This Italian Cream Cake recipe is perfect for any occasion. If you're looking for a delicious cake recipe for Thanksgiving, Christmas, Easter or just because, this is the cake!
Here's what you are going to need:
For the cake:
1 cup buttermilk
1 teaspoon baking soda
2 cups white sugar
1/2 cup butter
1/2 cup vegetable oil
1/2 cup shortening
4 egg yolks
1 teaspoon vanilla extract
4 egg whites
2 cups all-purpose flour
1 cup sweetened flaked coconut
1 cup chopped pecans
For the frosting:
1 (8 ounce) package cream cheese, softened
1/2 cup butter, softened
4 cups confectioners' sugar
1 teaspoon vanilla extract
1 cup chopped pecans
1/2 cup of sweetened coconut
Here's what you need to do:
Preheat oven to 325 degrees F.
Grease and flour three 9 inch, round cake pans. Set aside.
Combine the baking soda and buttermilk. Set aside.
Cream together the sugar, 1/2 cup butter, 1/2 cup oil and 1/2 cup of shortening.
Add the egg yolks one at a time. Beat about 1 minute between each addition.
Add the flour alternately.....
with buttermilk mixture...
beginning and ending with the flour.
Stir in 1 teaspoon vanilla. Set aside.
Beat the egg whites until stiff peaks form.

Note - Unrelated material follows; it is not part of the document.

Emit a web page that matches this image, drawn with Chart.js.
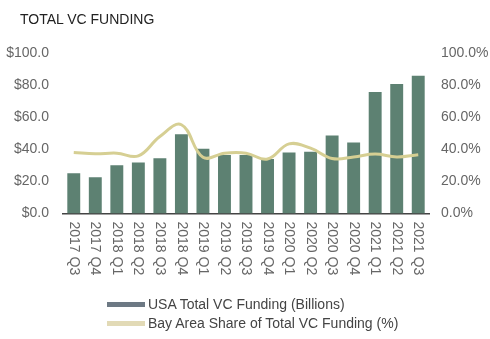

Add 1/3 of the egg whites.
Fold into the batter.
Add in the remaining whites.
Fold those in.
Add 1 cup pecans and 1 cup of coconut.
Gently fold those in so you don't lose the air from the batter.
Divide the batter equally between the 3 prepared pans.

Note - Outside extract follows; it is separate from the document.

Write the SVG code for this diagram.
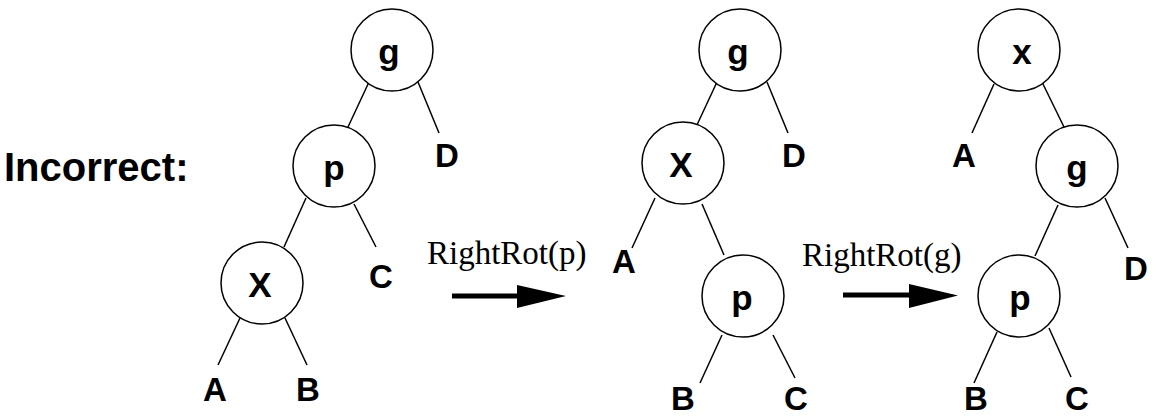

Bake in the preheated 325° oven for 25 to 30 minutes or until a toothpick inserted into the center comes out clean. Cool in the pans for 15 minutes before removing from the pan.
Remove from pans and continue cooling on a wire rack. Make sure the cake has completely cooled before frosting.
For the Frosting:
Beat together the cream cheese, 1/2 cup butter and 1 teaspoon vanilla.
STOP the mixer. Add the confectioners' sugar.
SLOWLY start the mixer...unless of course you like being covered with confectioners sugar...LOL. Once the sugar is mixed in, raise the speed of the mixer and continue beating until fluffy. Set aside.
Place the ½ cup of coconut in a skillet.
Toast the coconut stirring occasionally over medium heat until it begins to brown.
Place 1 layer of the cake on the cake plate. Use 3 strips of parchment or waxed paper under the edges of the cake so that the cake plate is covered. Spread a thin layer of the frosting on top of the cake.
Top with the second layer.
Frost with a thin layer of frosting.
Add the third layer.
Spread the remaining frosting on the top and sides of the cake.
Gently press the 1 cup of chopped pecans onto the side of the cake.
Sprinkle the toasted coconut on the top of the cake.
Gently remove the parchment paper. Refrigerate 2 to 3 hours before cutting.
This Italian Cream Cake recipe is my all time favorite cake!